▶ [DIRECTIONS]
Copy everything in the data below exactly except the pictures.

▶ [COLLECTED MATERIAL]
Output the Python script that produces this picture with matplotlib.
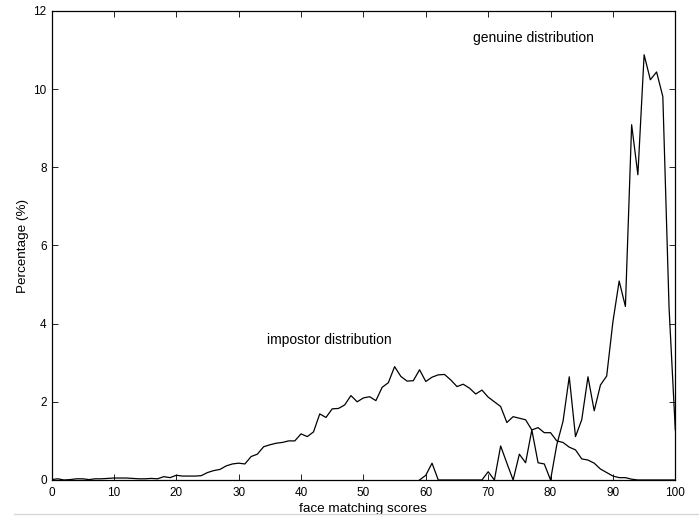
import matplotlib
matplotlib.use("Agg")
import matplotlib.pyplot as plt
from matplotlib.lines import Line2D

plt.rcParams["font.family"] = ["Liberation Sans", "DejaVu Sans"]

# impostor score histogram, one value per integer score 0..100 (percent)
impostor_scores = list(range(0, 101))
impostor_pct = [
    0.01, 0.03, 0.00, 0.01, 0.03, 0.03, 0.01, 0.03, 0.03, 0.04,
    0.05, 0.05, 0.05, 0.04, 0.03, 0.03, 0.04, 0.03, 0.085, 0.06,
    0.12, 0.10, 0.10, 0.10, 0.11, 0.19, 0.24, 0.27, 0.36, 0.41,
    0.43, 0.41, 0.60, 0.66, 0.85, 0.90, 0.94, 0.96, 1.00, 1.00,
    1.18, 1.11, 1.23, 1.69, 1.60, 1.82, 1.83, 1.92, 2.16, 2.00,
    2.10, 2.13, 2.03, 2.37, 2.49, 2.90, 2.65, 2.53, 2.54, 2.82,
    2.52, 2.63, 2.69, 2.70, 2.56, 2.39, 2.45, 2.35, 2.20, 2.30,
    2.12, 2.00, 1.88, 1.47, 1.62, 1.58, 1.54, 1.28, 1.34, 1.21,
    1.21, 1.00, 0.96, 0.84, 0.77, 0.54, 0.51, 0.43, 0.28, 0.19,
    0.10, 0.06, 0.06, 0.02, 0.00, 0.00, 0.00, 0.00, 0.00, 0.00,
    0.00,
]

# genuine score histogram (zero below 59)
genuine_scores = list(range(59, 101))
genuine_pct = [
    0.00,
    0.12, 0.43, 0.00, 0.00, 0.00, 0.00, 0.00, 0.00, 0.00, 0.00,
    0.21, 0.00, 0.87, 0.43, 0.00, 0.66, 0.44, 1.28, 0.44, 0.41,
    0.00, 0.90, 1.50, 2.64, 1.11, 1.54, 2.64, 1.77, 2.43, 2.66,
    4.05, 5.09, 4.44, 9.09, 7.81, 10.88, 10.24, 10.44, 9.81, 4.40,
    1.28,
]

x_ticks = [0, 10, 20, 30, 40, 50, 60, 70, 80, 90, 100]
y_ticks = [0, 2, 4, 6, 8, 10, 12]

fig = plt.figure(figsize=(6.99, 5.18), dpi=100)
ax = fig.add_axes([0.0737, 0.0734, 0.8924, 0.9054])

ax.plot(impostor_scores, impostor_pct, color="black", lw=0.9)
ax.plot(genuine_scores, genuine_pct, color="black", lw=0.9)

ax.set_xlim(0, 100)
ax.set_ylim(0, 12)
ax.set_xticks(x_ticks)
ax.set_yticks(y_ticks)
ax.tick_params(direction="in", length=4, width=0.6, top=True, right=True,
               labelsize=8.5, colors="black")
ax.tick_params(axis="x", pad=5)
ax.tick_params(axis="y", pad=3.5)
for spine in ax.spines.values():
    spine.set_linewidth(0.9)

ax.set_xlabel("face matching scores", fontsize=9.7, va="center")
ax.xaxis.set_label_coords(0.5, -0.062)
ax.set_ylabel("Percentage (%)", fontsize=9.7, va="center")
ax.yaxis.set_label_coords(-0.045, 0.5)

ax.text(67.6, 11.31, "genuine distribution", fontsize=10, va="center", ha="left")
ax.text(34.6, 3.58, "impostor distribution", fontsize=10, va="center", ha="left")

# faint scan line under the axis label
fig.add_artist(Line2D([0.02, 1.0], [0.008, 0.008], color="#d8d8d8", lw=1.0,
                      transform=fig.transFigure))

fig.savefig("out.png", dpi=100)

▶ [ANSWER TO THE PROBLEM]
Output the Python script that produces this picture with matplotlib.
import matplotlib
matplotlib.use("Agg")
import matplotlib.pyplot as plt
from matplotlib.lines import Line2D

plt.rcParams["font.family"] = ["Liberation Sans", "DejaVu Sans"]

# impostor score histogram, one value per integer score 0..100 (percent)
impostor_scores = list(range(0, 101))
impostor_pct = [
    0.01, 0.03, 0.00, 0.01, 0.03, 0.03, 0.01, 0.03, 0.03, 0.04,
    0.05, 0.05, 0.05, 0.04, 0.03, 0.03, 0.04, 0.03, 0.085, 0.06,
    0.12, 0.10, 0.10, 0.10, 0.11, 0.19, 0.24, 0.27, 0.36, 0.41,
    0.43, 0.41, 0.60, 0.66, 0.85, 0.90, 0.94, 0.96, 1.00, 1.00,
    1.18, 1.11, 1.23, 1.69, 1.60, 1.82, 1.83, 1.92, 2.16, 2.00,
    2.10, 2.13, 2.03, 2.37, 2.49, 2.90, 2.65, 2.53, 2.54, 2.82,
    2.52, 2.63, 2.69, 2.70, 2.56, 2.39, 2.45, 2.35, 2.20, 2.30,
    2.12, 2.00, 1.88, 1.47, 1.62, 1.58, 1.54, 1.28, 1.34, 1.21,
    1.21, 1.00, 0.96, 0.84, 0.77, 0.54, 0.51, 0.43, 0.28, 0.19,
    0.10, 0.06, 0.06, 0.02, 0.00, 0.00, 0.00, 0.00, 0.00, 0.00,
    0.00,
]

# genuine score histogram (zero below 59)
genuine_scores = list(range(59, 101))
genuine_pct = [
    0.00,
    0.12, 0.43, 0.00, 0.00, 0.00, 0.00, 0.00, 0.00, 0.00, 0.00,
    0.21, 0.00, 0.87, 0.43, 0.00, 0.66, 0.44, 1.28, 0.44, 0.41,
    0.00, 0.90, 1.50, 2.64, 1.11, 1.54, 2.64, 1.77, 2.43, 2.66,
    4.05, 5.09, 4.44, 9.09, 7.81, 10.88, 10.24, 10.44, 9.81, 4.40,
    1.28,
]

x_ticks = [0, 10, 20, 30, 40, 50, 60, 70, 80, 90, 100]
y_ticks = [0, 2, 4, 6, 8, 10, 12]

fig = plt.figure(figsize=(6.99, 5.18), dpi=100)
ax = fig.add_axes([0.0737, 0.0734, 0.8924, 0.9054])

ax.plot(impostor_scores, impostor_pct, color="black", lw=0.9)
ax.plot(genuine_scores, genuine_pct, color="black", lw=0.9)

ax.set_xlim(0, 100)
ax.set_ylim(0, 12)
ax.set_xticks(x_ticks)
ax.set_yticks(y_ticks)
ax.tick_params(direction="in", length=4, width=0.6, top=True, right=True,
               labelsize=8.5, colors="black")
ax.tick_params(axis="x", pad=5)
ax.tick_params(axis="y", pad=3.5)
for spine in ax.spines.values():
    spine.set_linewidth(0.9)

ax.set_xlabel("face matching scores", fontsize=9.7, va="center")
ax.xaxis.set_label_coords(0.5, -0.062)
ax.set_ylabel("Percentage (%)", fontsize=9.7, va="center")
ax.yaxis.set_label_coords(-0.045, 0.5)

ax.text(67.6, 11.31, "genuine distribution", fontsize=10, va="center", ha="left")
ax.text(34.6, 3.58, "impostor distribution", fontsize=10, va="center", ha="left")

# faint scan line under the axis label
fig.add_artist(Line2D([0.02, 1.0], [0.008, 0.008], color="#d8d8d8", lw=1.0,
                      transform=fig.transFigure))

fig.savefig("out.png", dpi=100)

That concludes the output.